Monday, December 23, 2013

A Call From Unity

OK, 2 weeks ago, on December 13, I gave up. I went to Unity Health's web page and signed up for the plan I wanted on their site. Directly through them. My application via healthcare.gov was forever lost and I wanted to make sure everything was good for the December 23 deadline.

I heard nothing for several days until I got a letter in the mail from Unity dated December 19. It stated that they just needed a few more items to complete the application. I went to the address they said, www.unityhealth.com/enroll and entered some numbers from the letter. There was a payment button which did nothing when I pressed it other than briefly show a progress bar. It turns out, that my pop up blocker was blocking a pop up. It would have been nice if the Unity page with the button would have warned me that I might want to enable pop ups.

Anyway, after switching to FireFox from Chrome, I was able to get the pop up. I paid for my first month's premium. I think, at least. I got no feedback.

Until today.

Unity called me. They had 2 applications for the same policy. One from healthcare.gov and one from their own website. She told me I would need to cancel one. OK, let's cancel the healthcare.gov one.
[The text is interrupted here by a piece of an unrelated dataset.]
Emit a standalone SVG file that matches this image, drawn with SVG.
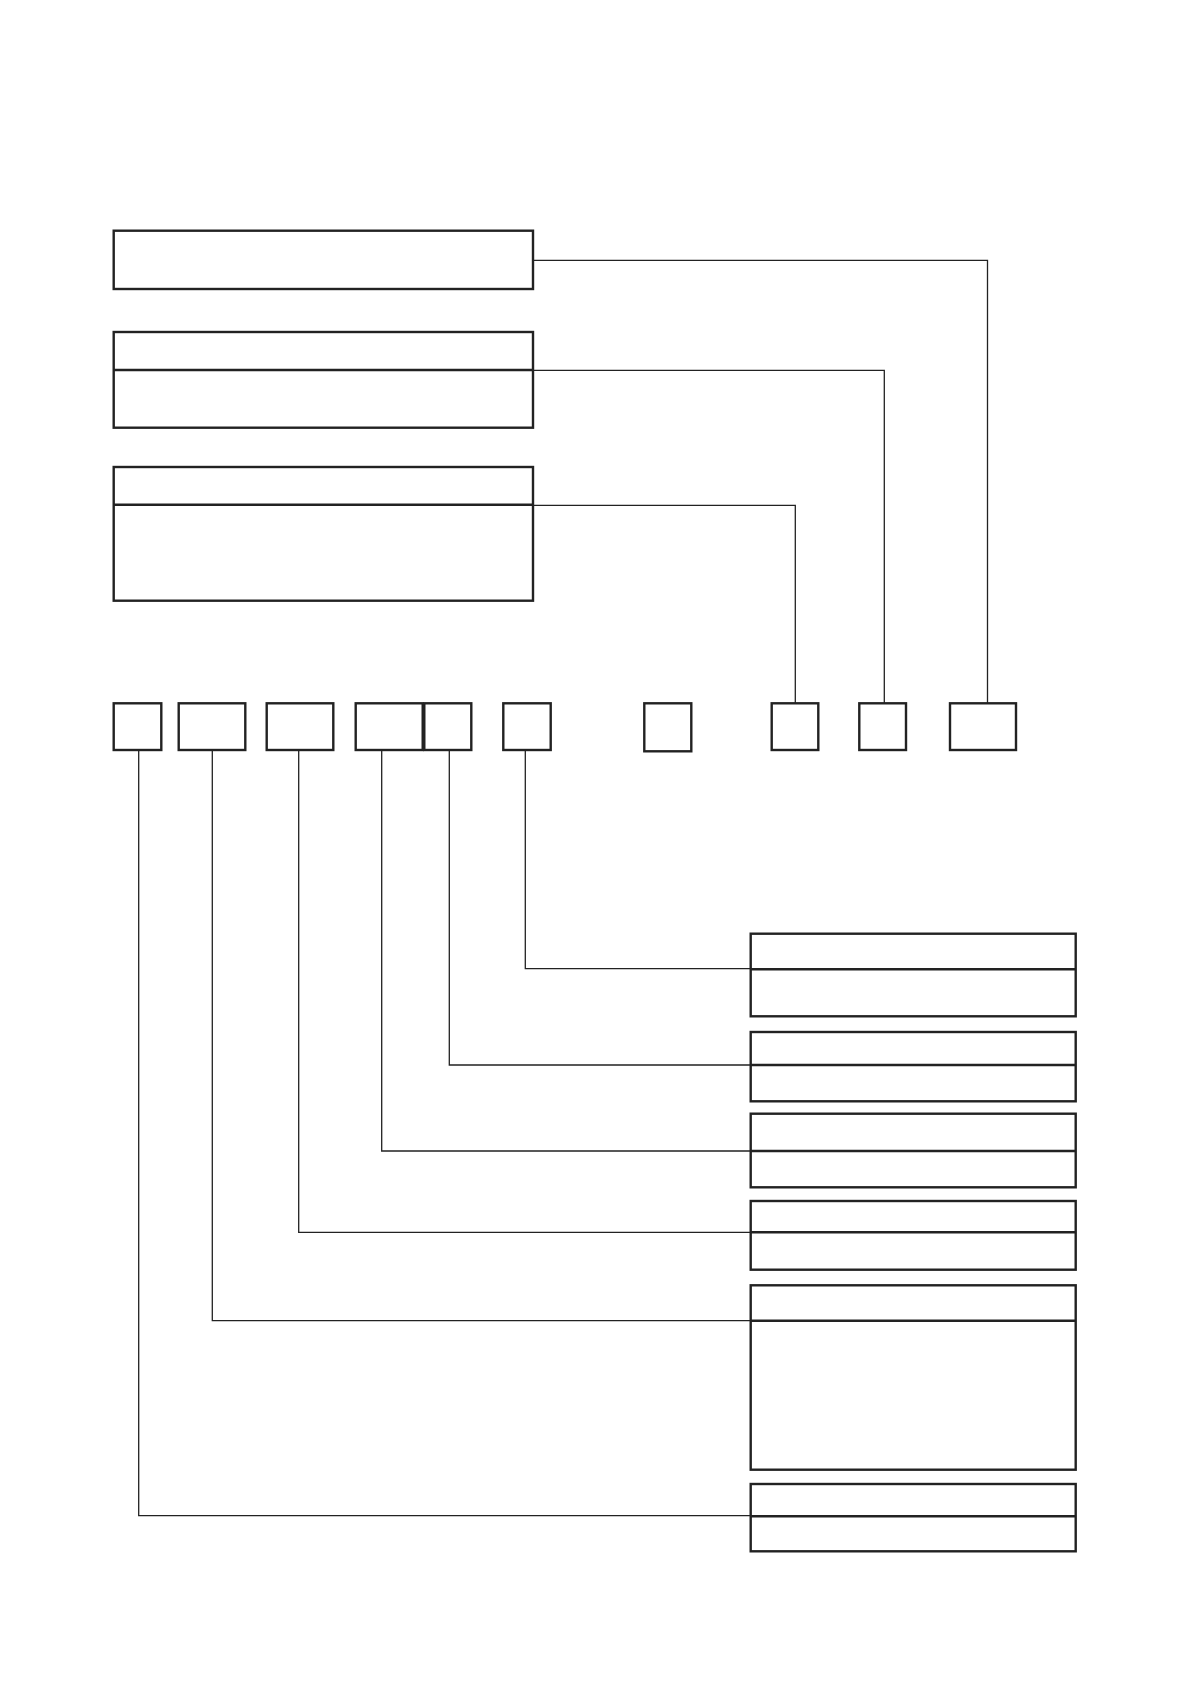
<svg xmlns="http://www.w3.org/2000/svg" width="1191" height="1684" viewBox="0 0 1191 1684">
<style>
.box{fill:#fff;stroke:#222;stroke-width:2.4}
.div{stroke:#222;stroke-width:2.6;fill:none}
.con{stroke:#222;stroke-width:1.3;fill:none}
</style>
<rect width="1191" height="1684" fill="#fff"/>
<g id="connectors">
<polyline class="con" points="533,260.3 987.5,260.3 987.5,703.3"/>
<polyline class="con" points="533,370.3 884.3,370.3 884.3,703.3"/>
<polyline class="con" points="533,505.3 795.3,505.3 795.3,703.3"/>
<polyline class="con" points="525.3,750 525.3,968.7 750.7,968.7"/>
<polyline class="con" points="449.3,750 449.3,1065 750.7,1065"/>
<polyline class="con" points="381.7,750 381.7,1151 750.7,1151"/>
<polyline class="con" points="298.7,750 298.7,1232.3 750.7,1232.3"/>
<polyline class="con" points="212.3,750 212.3,1320.7 750.7,1320.7"/>
<polyline class="con" points="138.7,750 138.7,1515.7 750.7,1515.7"/>
</g>
<g id="top1"><rect class="box" x="113.7" y="230.7" width="419.3" height="58.3"/></g>
<g id="top2"><rect class="box" x="113.7" y="332" width="419.3" height="95.7"/><line class="div" x1="113.7" y1="370" x2="533" y2="370"/></g>
<g id="top3"><rect class="box" x="113.7" y="467" width="419.3" height="133.7"/><line class="div" x1="113.7" y1="504.7" x2="533" y2="504.7"/></g>
<g id="s1"><rect class="box" x="113.7" y="703.3" width="47.6" height="46.7"/></g>
<g id="s2"><rect class="box" x="178.7" y="703.3" width="66.6" height="46.7"/></g>
<g id="s3"><rect class="box" x="266.7" y="703.3" width="66.6" height="46.7"/></g>
<g id="s4"><rect class="box" x="355.7" y="703.3" width="67" height="46.7"/></g>
<g id="s5"><rect class="box" x="424.3" y="703.3" width="47" height="46.7"/></g>
<g id="s6"><rect class="box" x="503.3" y="703.3" width="47.4" height="46.7"/></g>
<g id="s7"><rect class="box" x="644.3" y="703.3" width="47" height="48"/></g>
<g id="s8"><rect class="box" x="771.7" y="703.3" width="46.6" height="46.7"/></g>
<g id="s9"><rect class="box" x="859.3" y="703.3" width="46.7" height="46.7"/></g>
<g id="s10"><rect class="box" x="950" y="703.3" width="66" height="46.7"/></g>
<g id="rA"><rect class="box" x="750.7" y="933.7" width="325" height="82.6"/><line class="div" x1="750.7" y1="969.3" x2="1075.7" y2="969.3"/></g>
<g id="rB"><rect class="box" x="750.7" y="1032" width="325" height="69.3"/><line class="div" x1="750.7" y1="1065" x2="1075.7" y2="1065"/></g>
<g id="rC"><rect class="box" x="750.7" y="1113.7" width="325" height="73.6"/><line class="div" x1="750.7" y1="1151" x2="1075.7" y2="1151"/></g>
<g id="rD"><rect class="box" x="750.7" y="1201" width="325" height="68.7"/><line class="div" x1="750.7" y1="1232.3" x2="1075.7" y2="1232.3"/></g>
<g id="rE"><rect class="box" x="750.7" y="1285.3" width="325" height="184.4"/><line class="div" x1="750.7" y1="1320.7" x2="1075.7" y2="1320.7"/></g>
<g id="rF"><rect class="box" x="750.7" y="1484" width="325" height="67.3"/><line class="div" x1="750.7" y1="1516.3" x2="1075.7" y2="1516.3"/></g>
</svg>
She said that it would be a whole lot easier if we canceled the direct application. I explained that I got a letter a few days before and I had already paid for the one I applied for directly. No, she said, I had actually paid for the healthcare.gov one. I did? When did it arrive. It arrived on the 13th--of December.

Oh! I applied on November 8 and the application showed up on December 13. Wow!

Anyway, she said I would need to withdraw the second application and I typed up the email as we spoke with the numbers she repeated to me over the phone. She had the withdrawal request before we ended the phone call. She said that I had indeed signed up and paid for the first one.

So, something happened on December 13 that caused my application to go out after languishing on their database for a month and 5 days after the first failed attempt. It did that without notifying me that it had done so.

But I'm covered. And that's good because my first appointment is January 2, 2014.